“En el retrato del P. Paravicino hay una fisonomía tan lograda, que merece la biografía.
Tonsurado, con la faz alumbrada de palabras, el P. Paravicino iba a ver al Greco, a contemplar sus cuadros, en que Dominico [el Greco se llama Dominico Theotocopuli] con la pintura quería hallar la especie sutil de los sueños, la ansiedad poética, la locura de la inmortalidad.
El P. Paravicino, tonsurado de modo especial, llevaba su rostro traslucido de vigilias, penitencias y encima preocupaciones poéticas, deseos de escultor retórico, compensándose en la poesía del insomnio de monje.
El Greco admiraba la inspiración luchadora del fraile metido en fortaleza teológica y soñador de poesía.

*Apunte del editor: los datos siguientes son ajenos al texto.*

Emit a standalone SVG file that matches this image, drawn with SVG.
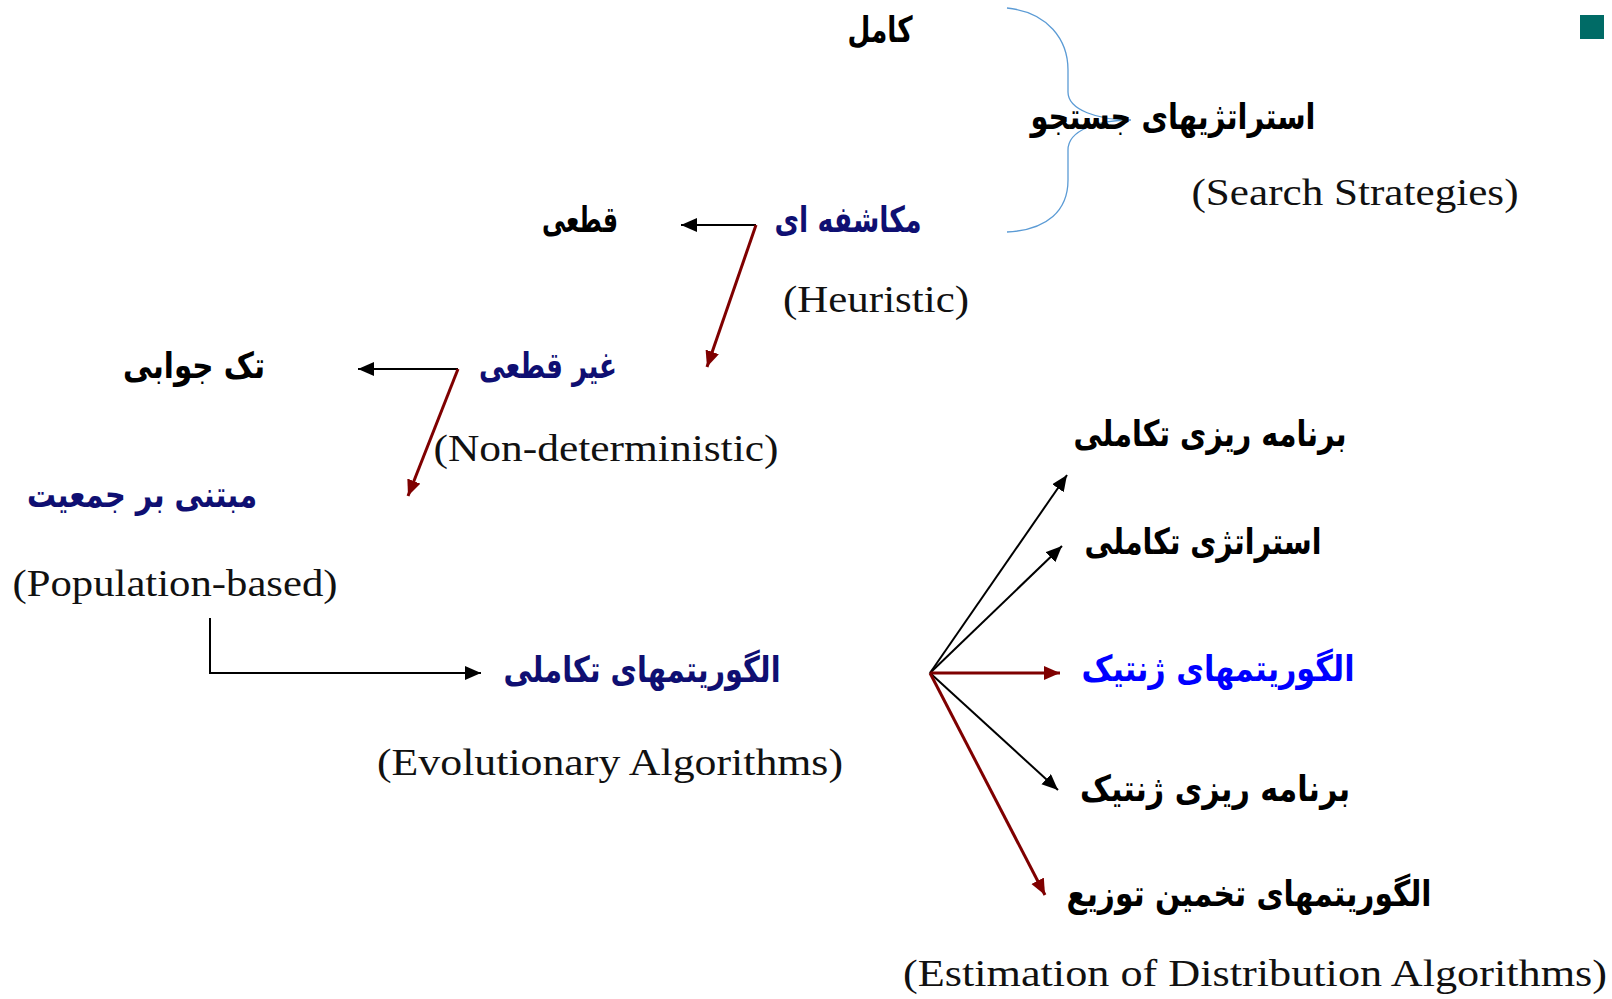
<svg xmlns="http://www.w3.org/2000/svg" width="1612" height="999" viewBox="0 0 1612 999">
<style>
.fa{font-family:"DejaVu Sans",sans-serif;font-weight:bold;font-size:36px;text-anchor:middle}
.blk{fill:#000}
.nav{fill:#0f0f72}
.blu{fill:#0000ff}
.en{font-family:"Liberation Serif",serif;font-size:38px;fill:#111;text-anchor:middle}
.lk{fill:none;stroke:#000;stroke-width:2}
.lr{fill:none;stroke:#7f0000;stroke-width:3}
</style>
<defs>
<marker id="ab" markerUnits="userSpaceOnUse" markerWidth="20" markerHeight="16" refX="16" refY="7" orient="auto"><path d="M0,0 L16,7 L0,14 Z" fill="#000"/></marker>
<marker id="ar" markerUnits="userSpaceOnUse" markerWidth="20" markerHeight="16" refX="16" refY="7" orient="auto"><path d="M0,0 L16,7 L0,14 Z" fill="#7f0000"/></marker>
</defs>
<rect width="1612" height="999" fill="#fff"/>
<rect x="1580" y="15" width="24" height="24" fill="#006b66"/>

<g id="connectors">
<path d="M1007,8 C1048,12 1068,40 1068,70 L1068,92 C1068,110 1098,120 1131,120 C1098,120 1068,130 1068,150 L1068,180 C1068,210 1048,230 1007,232" fill="none" stroke="#5b9bd5" stroke-width="1.3"/>
<path class="lk" d="M756,225 L681,225" marker-end="url(#ab)"/>
<path class="lr" d="M756,225 L707,367" marker-end="url(#ar)"/>
<path class="lk" d="M458,369 L358,369" marker-end="url(#ab)"/>
<path class="lr" d="M458,369 L408,496" marker-end="url(#ar)"/>
<path class="lk" d="M210,618 L210,673 L481,673" marker-end="url(#ab)"/>
<path class="lk" d="M930,673 L1067,475" marker-end="url(#ab)"/>
<path class="lk" d="M930,673 L1062,546" marker-end="url(#ab)"/>
<path class="lr" d="M930,673 L1060,673" marker-end="url(#ar)"/>
<path class="lk" d="M930,673 L1058,790" marker-end="url(#ab)"/>
<path class="lr" d="M930,673 L1045,895" marker-end="url(#ar)"/>
</g>

<g id="n-kamel"><text class="fa blk" x="880" y="42" textLength="65" lengthAdjust="spacingAndGlyphs">کامل</text></g>
<g id="n-search"><text class="fa blk" x="1173" y="129" textLength="285" lengthAdjust="spacingAndGlyphs">استراتژیهای جستجو</text>
<text class="en" x="1355" y="205" textLength="327" lengthAdjust="spacingAndGlyphs">(Search Strategies)</text></g>
<g id="n-heuristic"><text class="fa nav" x="848" y="232" textLength="147" lengthAdjust="spacingAndGlyphs">مکاشفه ای</text>
<text class="en" x="876" y="312" textLength="186" lengthAdjust="spacingAndGlyphs">(Heuristic)</text></g>
<g id="n-ghatei"><text class="fa blk" x="580" y="232" textLength="76" lengthAdjust="spacingAndGlyphs">قطعی</text></g>
<g id="n-nondet"><text class="fa nav" x="548" y="378" textLength="138" lengthAdjust="spacingAndGlyphs">غیر قطعی</text>
<text class="en" x="606" y="461" textLength="345" lengthAdjust="spacingAndGlyphs">(Non-deterministic)</text></g>
<g id="n-single"><text class="fa blk" x="194" y="378" textLength="142" lengthAdjust="spacingAndGlyphs">تک جوابی</text></g>
<g id="n-pop"><text class="fa nav" x="142" y="507" textLength="230" lengthAdjust="spacingAndGlyphs">مبتنی بر جمعیت</text>
<text class="en" x="175" y="596" textLength="325" lengthAdjust="spacingAndGlyphs">(Population-based)</text></g>
<g id="n-ea"><text class="fa nav" x="642" y="682" textLength="277" lengthAdjust="spacingAndGlyphs">الگوریتمهای تکاملی</text>
<text class="en" x="610" y="775" textLength="466" lengthAdjust="spacingAndGlyphs">(Evolutionary Algorithms)</text></g>
<g id="n-ep"><text class="fa blk" x="1210" y="446" textLength="273" lengthAdjust="spacingAndGlyphs">برنامه ریزی تکاملی</text></g>
<g id="n-es"><text class="fa blk" x="1203" y="554" textLength="237" lengthAdjust="spacingAndGlyphs">استراتژی تکاملی</text></g>
<g id="n-ga"><text class="fa blu" x="1218" y="681" textLength="273" lengthAdjust="spacingAndGlyphs">الگوریتمهای ژنتیک</text></g>
<g id="n-gp"><text class="fa blk" x="1215" y="801" textLength="270" lengthAdjust="spacingAndGlyphs">برنامه ریزی ژنتیک</text></g>
<g id="n-eda"><text class="fa blk" x="1249" y="906" textLength="365" lengthAdjust="spacingAndGlyphs">الگوریتمهای تخمین توزیع</text>
<text class="en" x="1255" y="986" textLength="704" lengthAdjust="spacingAndGlyphs">(Estimation of  Distribution Algorithms)</text></g>
</svg>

Veía sus deseos de soltarse la camisa de fuerza de sus hábitos y sus deseos más fuertes de continuar yugado por ellos, limitado por la mortaja seria y suelta en que el cuerpo vivía sacrificado.
No paró hasta que lo sentó en uno de sus sillones fraileros y pintó esa fiebre pálida y morena, exaltando su cabeza en capuchón blanco caído sobre los hombros, mientras el capote y la esclavina negra hacían contraste no sólo con el revés blanco del capuchón, sino con la sotana blanca y con la cruz de su orden inscrita sobre el vientre.
El fraile poeta teme al ser retratado la tentación de la pintura y desconfía de esa inmortalidad sin renuncias, que hay en el ser perpetuado de mano maestra.
El Greco, mientras, quería recoger ese éxtasis curioso del poeta, ese comprender la propia luz del pintor del que fue gran creyente. Quiso darle la atención para siempre, quiso ponerle ojos que viesen el espectáculo del porvenir.
No queriendo desmentir la fama de estudioso y erudito del poeta le colocó un gran libro al lado y sobre él otro libro más pequeño, en el que señala, con un dedo de la mano izquierda, el sitio en que iba cuando el pintor lo distrajo.
La otra mano es un poema del Greco. Quiso dejarla en ese reposo de cansada con que queda la mano del escritor cuando descansa, en actitud, como de no haber hecho nada, en modestia penitente, dejando que la tinta sangrienta repose en los dedos.
… Arde en prohibiciones de convento y visión de gracias. Está entre la audacia y el arrepentimiento. Pena en sus sillón como en un infierno, es un condenado en traje de prisiones, entre el deseo de alabar al mundo y la pasión de convertir en símbolo religioso ese deseo. Es el retrato del Greco en que hay más incertidumbre y menos fijeza airada”.